Ma Gesù aggiunge due parabole, ambedue legate all'immagine della vigna, che
coinvolge insieme la loro e la sua posizione. La prima parabola (non
riportata in questa liturgia) parla di due figli a cui il padre chiede di
andare a lavorare nella vigna. Uno risponde di si, e non ci va; l'altro
risponde di no e poi ci va. Gesù pone la domanda: "Chi ha compiuto la volontà
del padre?" e non: "Chi è stato rispettoso con il padre? La seconda parabola
si rifà ad un celebre canto della vigna del profeta Isaia (5,1-7). Il profeta
ricorda che c'è un grave conflitto tra la vigna che rifiuta di dare un frutto
dolce e maturo, e il padrone che, personalmente, ha sviluppato un lavoro
coscienzioso per lungo tempo: "(Il padrone) aspettò che producesse uva, ma
essa fece uva selvatica". Il Padrone è Dio e la vigna è il popolo d'Israele.

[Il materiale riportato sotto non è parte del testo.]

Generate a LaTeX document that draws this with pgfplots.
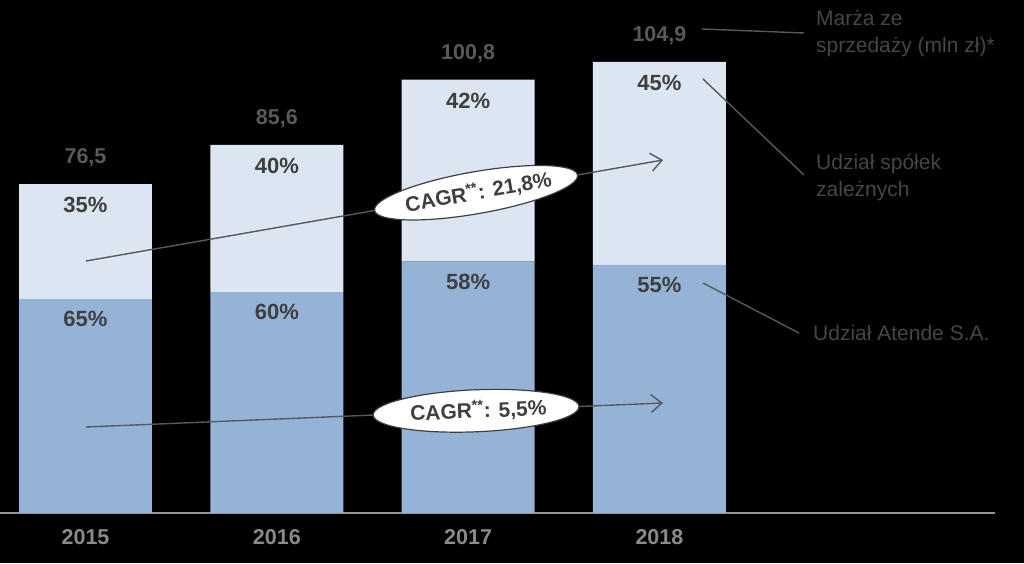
\documentclass[border=0pt]{standalone}
\usepackage{pgfplots}
\pgfplotsset{compat=1.18}
\usepackage{fontspec}
\setmainfont{Liberation Sans}
\usetikzlibrary{shapes.geometric,arrows.meta}

\definecolor{lightbar}{HTML}{DCE6F2}
\definecolor{darkbar}{HTML}{95B3D7}
\definecolor{pctgray}{HTML}{3F3F3F}
\definecolor{totgray}{HTML}{595959}
\definecolor{yeargray}{HTML}{8A8A8A}
\definecolor{notegray}{HTML}{464646}

\tikzset{
  tot/.style={font=\fontsize{21.5}{26}\selectfont\bfseries, text=totgray, yshift=26pt},
  upper/.style={font=\fontsize{22}{26}\selectfont\bfseries, text=pctgray, yshift=-21pt},
  lower/.style={font=\fontsize{22}{26}\selectfont\bfseries, text=pctgray, yshift=-20pt},
  yr/.style={font=\fontsize{21.5}{26}\selectfont\bfseries, text=yeargray},
  cagr/.style={ellipse, draw=pctgray, line width=1.2pt, fill=white,
    minimum width=206pt, minimum height=42pt, inner sep=0pt},
  cagrtxt/.style={font=\fontsize{21}{24}\selectfont\bfseries, text=pctgray, inner sep=0pt},
}

\begin{document}
\begin{tikzpicture}
\fill[black] (0,0) rectangle (1024pt,563pt);
\begin{axis}[
    at={(0,0)}, anchor=south west,
    scale only axis, width=1024pt, height=563pt,
    xmin=-0.447, xmax=4.906, ymin=-11.63, ymax=119.3,
    hide axis, clip=false,
    ybar stacked, bar width=0.695,
  ]
  % Udzial Atende S.A. (mln zl)
  \addplot[fill=darkbar, draw=none] coordinates {(0,49.73) (1,51.36) (2,58.46) (3,57.70)};
  % Udzial spolek zaleznych (mln zl)
  \addplot[fill=lightbar, draw=none] coordinates {(0,26.77) (1,34.24) (2,42.34) (3,47.20)};

  \draw[color=yeargray!90, line width=1.5pt] (axis cs:-0.447,0) -- (axis cs:4.754,0);

  % anchor points for the labels (drawn after the bars)
  \coordinate (t0) at (axis cs:0,76.5);
  \coordinate (t1) at (axis cs:1,85.6);
  \coordinate (t2) at (axis cs:2,100.8);
  \coordinate (t3) at (axis cs:3,104.9);
  \coordinate (s0) at (axis cs:0,49.73);
  \coordinate (s1) at (axis cs:1,51.36);
  \coordinate (s2) at (axis cs:2,58.46);
  \coordinate (s3) at (axis cs:3,57.70);
  \coordinate (y0) at (axis cs:0,-5.58);
  \coordinate (y1) at (axis cs:1,-5.58);
  \coordinate (y2) at (axis cs:2,-5.58);
  \coordinate (y3) at (axis cs:3,-5.58);
\end{axis}

% totals
\node[tot] at (t0) {76,5};
\node[tot] at (t1) {85,6};
\node[tot] at (t2) {100,8};
\node[tot] at (t3) {104,9};
% upper shares
\node[upper] at (t0) {35\%};
\node[upper] at (t1) {40\%};
\node[upper] at (t2) {42\%};
\node[upper] at (t3) {45\%};
% lower shares
\node[lower] at (s0) {65\%};
\node[lower] at (s1) {60\%};
\node[lower] at (s2) {58\%};
\node[lower] at (s3) {55\%};
% years
\node[yr] at (y0) {2015};
\node[yr] at (y1) {2016};
\node[yr] at (y2) {2017};
\node[yr] at (y3) {2018};

% CAGR arrows
\draw[totgray, line width=1.4pt, -{Straight Barb[length=11pt,width=18pt]}]
  (86pt,302pt) -- node[pos=0.676, sloped, cagr] {} node[pos=0.68, sloped, cagrtxt] {CAGR\textsuperscript{**}: 21,8\%} (663pt,403pt);
\draw[totgray, line width=1.4pt, -{Straight Barb[length=11pt,width=18pt]}]
  (86pt,136pt) -- node[pos=0.676, sloped, cagr] {} node[pos=0.68, sloped, cagrtxt] {CAGR\textsuperscript{**}: 5,5\%} (663pt,160pt);

% leaders and notes
\draw[totgray, line width=1.4pt] (702pt,534pt) -- (804pt,530pt);
\draw[totgray, line width=1.4pt] (703pt,484pt) -- (804pt,388pt);
\draw[totgray, line width=1.4pt] (703pt,280pt) -- (799pt,230pt);
\begin{scope}[every node/.style={font=\fontsize{21}{27}\selectfont, text=notegray, inner sep=0pt, anchor=west, align=left}]
  \node at (816pt,529pt) {Marża ze\\sprzedaży (mln zł)*};
  \node at (816pt,386pt) {Udział spółek\\zależnych};
  \node at (813pt,230pt) {Udział Atende S.A.};
\end{scope}

\pgfresetboundingbox
\path (0,0) rectangle (1024pt,563pt);
\end{tikzpicture}
\end{document}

Qui Gesù cambia gl'interlocutori del processo. Non è più la vigna che deve
giustificarsi ma sono i lavoratori che si rifiutano di rendere conto del
lavoro fatto. Possono essere ingordi, possono aver sperperato tutto, possono
non aver lavorato. Non si fa un problema del valore del prodotto, ma del
riconoscere il diritto del padrone sulla sua vigna. Al tempo della vendemmia
il padrone manda i suoi servi (i profeti) in due invii successivi (potrebbero
identificarsi quelli viventi prima e dopo l'esilio di Babilonia). Alla fine
il padrone manda il figlio suo perché continua a sperare nel recupero di
queste persone che ha sempre amato e onorato. E mostra di sperare in una
soluzione positiva. Ma, alla vista del figlio, i vignaioli ribelli non solo
continuano nella rivolta, ma sviluppano ancor di più l'ostinazione di voler
diventare i padroni, senza dover più rendere conto a nessuno. Così anche il
figlio viene rifiutato anzi, portato fuori dalla vigna, e ucciso. E qui
chiaramente Matteo, in trasparenza, ci fa scoprire il Signore che ha affidato
la sua vigna ai lavoratori. Prima, nella parabola di Isaia, ( e qui il
riferimento al tempo nell'Antica Alleanza) Dio stesso ha sviluppato tanto
amore poiché si è curato personalmente di tutto ciò che può portare buon
frutto. E, piantate le viti, ha circondato di una siepe la vigna:
(rappresenta la Legge che il Signore ha rivelato per proteggere il suo popolo
dai nemici e dalla distruzione del male). Qui siamo nel tempo nuovo
dell'Alleanza, quella del Figlio. I lavoratori sono le guide religiose e
politiche. Per tutti i frutti sono le opere buone e la giustizia sociale per
rendere sereno il popolo di Dio che il Signore ama. Il tempo della vendemmia
è il giorno del rendiconto, della giustizia. Gesù chiede che cosa il padrone
dovrebbe fare. La risposta è altrettanto violenta. "Questi malvagi dovrebbero
morire miseramente". Ma Gesù rilegge i fatti in altro modo. Non ci deve
essere vendetta e neppure la finzione che il male non sia stato commesso. Il
male c'è e la morte, fuori della città, del figlio corrisponde al rifiuto del
figlio considerato bestemmiatore e delinquente. Ma Dio lo riscatta, lo
glorifica come la migliore pietra da costruzione e ricomincia, affidando il
suo patrimonio ad altri. Così Gesù ha risposto sulla sua autorità, ha
richiamato il suo futuro, ha delineato il compito nuovo della Chiesa per
tutti coloro che lo ascoltano e lo vogliono seguire. Si ricostruirà un mondo
molto più bello e più grande, più giusto e più buono.